Motherhood – Sheila Heti
Hybrid. I went to a party and all the women in their mid-thirties were talking about this book. It made me glad that I’m past my childbearing time. So did this book.

The Farm – Joanne Ramos
Novel. A story about making babies for money, for the very rich in fact, and the classism and racism that go with that. A page-turner, I really enjoyed the concept and writing of this debut novel.

Confessions of a Recovering Environmentalist – Paul Kingsnorth
Non-fiction. Essays about the modern crisis in our environment and in the environmental movement. Kingsnorth writes all the things I think (but more articulately, so reading his work is like having a conversation with a known friend – something I appreciate, but it also gets a bit boring after awhile.

2 Comments on “Post #3168: One-sentence reviews for the first half of 2019

  1. Reblogged this on Margaret Moon and commented:
    Thought I’d reblog this list for all of my readerly friends as I know how much you all love reading suggestions. There are some interesting titles on the list, some are already on my TBR, but others are new to me. I’m looking forward to reading “How to be a person in the world” by Heather Havrilesky as well as Curtis Sittenfeld’s collection of essays.

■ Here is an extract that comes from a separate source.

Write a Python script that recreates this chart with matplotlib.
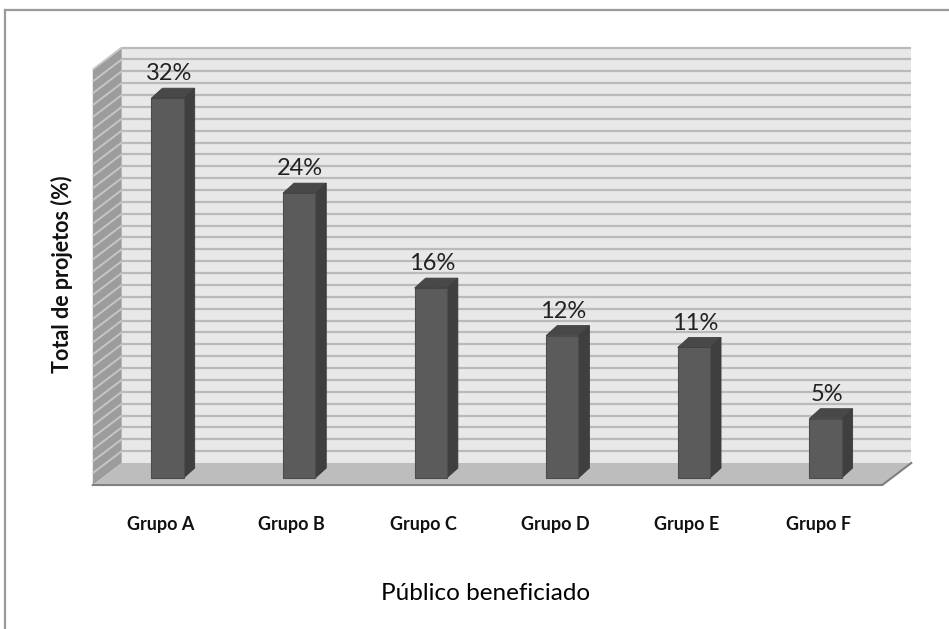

  2. I am on John Boyne marathon; novel #7 right now. I started with The Absolutist, set in WW1, in which I learned so much about which I had no awareness. The term “white feather” now takes on a whole new significance to me. I very much appreciate his dedication to research. BTW, I think Maurice Swift in Ladder to the Sky is perhaps the most hateful protagonist I have ever encountered. He is very similar to a character in an another much earlier novel, Next of Kin.